**EXERCISE DESCRIPTION**: Set the listing down again in full, word for word, with the pictures left out.

**SOURCE EXCERPT**:
####
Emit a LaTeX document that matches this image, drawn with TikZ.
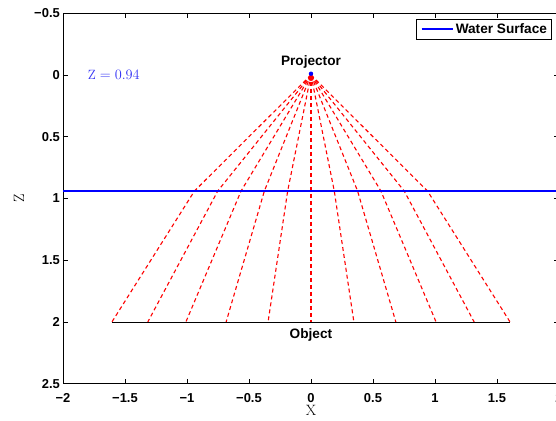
\documentclass[tikz,border=0pt]{standalone}
\usepackage{fontspec}
\setsansfont{Liberation Sans}
\usepackage{tikz}
\usetikzlibrary{positioning}
\definecolor{raycol}{RGB}{255,0,0}
\definecolor{watercol}{RGB}{0,0,255}
\definecolor{zcol}{RGB}{50,50,245}

\begin{document}
\begin{tikzpicture}[x=124bp,y=-123.5bp,
 tl/.style={font=\sffamily\bfseries\fontsize{13}{13}\selectfont,inner sep=1pt},
 lbl/.style={font=\sffamily\bfseries\fontsize{13.7}{14}\selectfont,inner sep=0pt},
 ray/.style={draw=raycol,line width=1.1bp,dash pattern=on 4bp off 3bp},
 ax/.style={draw=black,line width=0.8bp}]
 \useasboundingbox (-2.508,-0.607) rectangle (1.976,2.802);
 % axes box and ticks
 \draw[ax] (1.976,-0.5) -- (-2,-0.5) -- (-2,2.5) -- (1.976,2.5);
 \foreach \x in {-1.5,-1,-0.5,0,0.5,1,1.5}{
   \draw[ax] (\x,-0.5) -- ++(0,0.04);
   \draw[ax] (\x,2.5) -- ++(0,-0.04);
 }
 \foreach \z in {0,0.5,1,1.5,2}{
   \draw[ax] (-2,\z) -- ++(0.04,0);
   \draw[ax] (1.96,\z) -- (1.976,\z);
 }
 \foreach \x/\s in {-2/−2,-1.5/−1.5,-1/−1,-0.5/−0.5,0/0,0.5/0.5,1/1,1.5/1.5,2/2}
   \node[tl] at (\x,2.615) {\s};
 \foreach \z/\s in {-0.5/−0.5,0/0,0.5/0.5,1/1,1.5/1.5,2/2,2.5/2.5}
   \node[tl,anchor=east] at (-2.016,\z) {\s};
 \node[font=\fontsize{15}{15}\selectfont,inner sep=0pt] (xlab) at (0,2.72) {X};
 \node[font=\fontsize{15}{15}\selectfont,inner sep=0pt,rotate=90] (zlab) at (-2.355,0.996) {Z};
 % rays: projector -> surface -> object
 \coordinate (proj) at (0,0);
 \foreach \t/\xo [count=\i] in {-1/-1.6054,-0.8/-1.3160,-0.6/-1.0087,-0.4/-0.6843,-0.2/-0.3460,
     0/0,0.2/0.3460,0.4/0.6843,0.6/1.0087,0.8/1.3160,1/1.6054}{
   \coordinate (s\i) at ({0.94*\t},0.94);
   \coordinate (o\i) at (\xo,2);
   \draw[ray] (proj) -- (s\i) -- (o\i);
 }
 \draw[ax] (o1) -- (o11);
 \coordinate (wl) at (-2,0.94);
 \coordinate (wr) at (1.976,0.94);
 \draw[watercol,line width=1.6bp] (wl) -- (wr);
 % projector marker
 \node[circle,fill=raycol,inner sep=0pt,minimum size=6bp] (pr) at (0,0.025) {};
 \node[circle,fill=watercol,inner sep=0pt,minimum size=4.4bp] (pb) at (0,-0.01) {};
 \node[lbl] (projlbl) at (0,-0.105) {Projector};
 \node[lbl] (objlbl) at (0,2.105) {Object};
 \node[text=zcol,font=\fontsize{13.5}{14}\selectfont,inner sep=0pt] (zval) at (-1.59,0) {$\mathrm{Z} = 0.94$};
 % legend
 \node[ax,fill=white,minimum width=135bp,minimum height=20bp,inner sep=0pt] (leg) at (1.391,-0.372) {};
 \coordinate (la) at ([xshift=6bp]leg.west);
 \coordinate (lb) at ([xshift=37bp]leg.west);
 \draw[watercol,line width=1.6bp] (la) -- (lb);
 \node[lbl,right=3bp of lb] (legtxt) {Water Surface};
\end{tikzpicture}
\end{document}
####
**RIGHT ANSWER**:
Emit a LaTeX document that matches this image, drawn with TikZ.
\documentclass[tikz,border=0pt]{standalone}
\usepackage{fontspec}
\setsansfont{Liberation Sans}
\usepackage{tikz}
\usetikzlibrary{positioning}
\definecolor{raycol}{RGB}{255,0,0}
\definecolor{watercol}{RGB}{0,0,255}
\definecolor{zcol}{RGB}{50,50,245}

\begin{document}
\begin{tikzpicture}[x=124bp,y=-123.5bp,
 tl/.style={font=\sffamily\bfseries\fontsize{13}{13}\selectfont,inner sep=1pt},
 lbl/.style={font=\sffamily\bfseries\fontsize{13.7}{14}\selectfont,inner sep=0pt},
 ray/.style={draw=raycol,line width=1.1bp,dash pattern=on 4bp off 3bp},
 ax/.style={draw=black,line width=0.8bp}]
 \useasboundingbox (-2.508,-0.607) rectangle (1.976,2.802);
 % axes box and ticks
 \draw[ax] (1.976,-0.5) -- (-2,-0.5) -- (-2,2.5) -- (1.976,2.5);
 \foreach \x in {-1.5,-1,-0.5,0,0.5,1,1.5}{
   \draw[ax] (\x,-0.5) -- ++(0,0.04);
   \draw[ax] (\x,2.5) -- ++(0,-0.04);
 }
 \foreach \z in {0,0.5,1,1.5,2}{
   \draw[ax] (-2,\z) -- ++(0.04,0);
   \draw[ax] (1.96,\z) -- (1.976,\z);
 }
 \foreach \x/\s in {-2/−2,-1.5/−1.5,-1/−1,-0.5/−0.5,0/0,0.5/0.5,1/1,1.5/1.5,2/2}
   \node[tl] at (\x,2.615) {\s};
 \foreach \z/\s in {-0.5/−0.5,0/0,0.5/0.5,1/1,1.5/1.5,2/2,2.5/2.5}
   \node[tl,anchor=east] at (-2.016,\z) {\s};
 \node[font=\fontsize{15}{15}\selectfont,inner sep=0pt] (xlab) at (0,2.72) {X};
 \node[font=\fontsize{15}{15}\selectfont,inner sep=0pt,rotate=90] (zlab) at (-2.355,0.996) {Z};
 % rays: projector -> surface -> object
 \coordinate (proj) at (0,0);
 \foreach \t/\xo [count=\i] in {-1/-1.6054,-0.8/-1.3160,-0.6/-1.0087,-0.4/-0.6843,-0.2/-0.3460,
     0/0,0.2/0.3460,0.4/0.6843,0.6/1.0087,0.8/1.3160,1/1.6054}{
   \coordinate (s\i) at ({0.94*\t},0.94);
   \coordinate (o\i) at (\xo,2);
   \draw[ray] (proj) -- (s\i) -- (o\i);
 }
 \draw[ax] (o1) -- (o11);
 \coordinate (wl) at (-2,0.94);
 \coordinate (wr) at (1.976,0.94);
 \draw[watercol,line width=1.6bp] (wl) -- (wr);
 % projector marker
 \node[circle,fill=raycol,inner sep=0pt,minimum size=6bp] (pr) at (0,0.025) {};
 \node[circle,fill=watercol,inner sep=0pt,minimum size=4.4bp] (pb) at (0,-0.01) {};
 \node[lbl] (projlbl) at (0,-0.105) {Projector};
 \node[lbl] (objlbl) at (0,2.105) {Object};
 \node[text=zcol,font=\fontsize{13.5}{14}\selectfont,inner sep=0pt] (zval) at (-1.59,0) {$\mathrm{Z} = 0.94$};
 % legend
 \node[ax,fill=white,minimum width=135bp,minimum height=20bp,inner sep=0pt] (leg) at (1.391,-0.372) {};
 \coordinate (la) at ([xshift=6bp]leg.west);
 \coordinate (lb) at ([xshift=37bp]leg.west);
 \draw[watercol,line width=1.6bp] (la) -- (lb);
 \node[lbl,right=3bp of lb] (legtxt) {Water Surface};
\end{tikzpicture}
\end{document}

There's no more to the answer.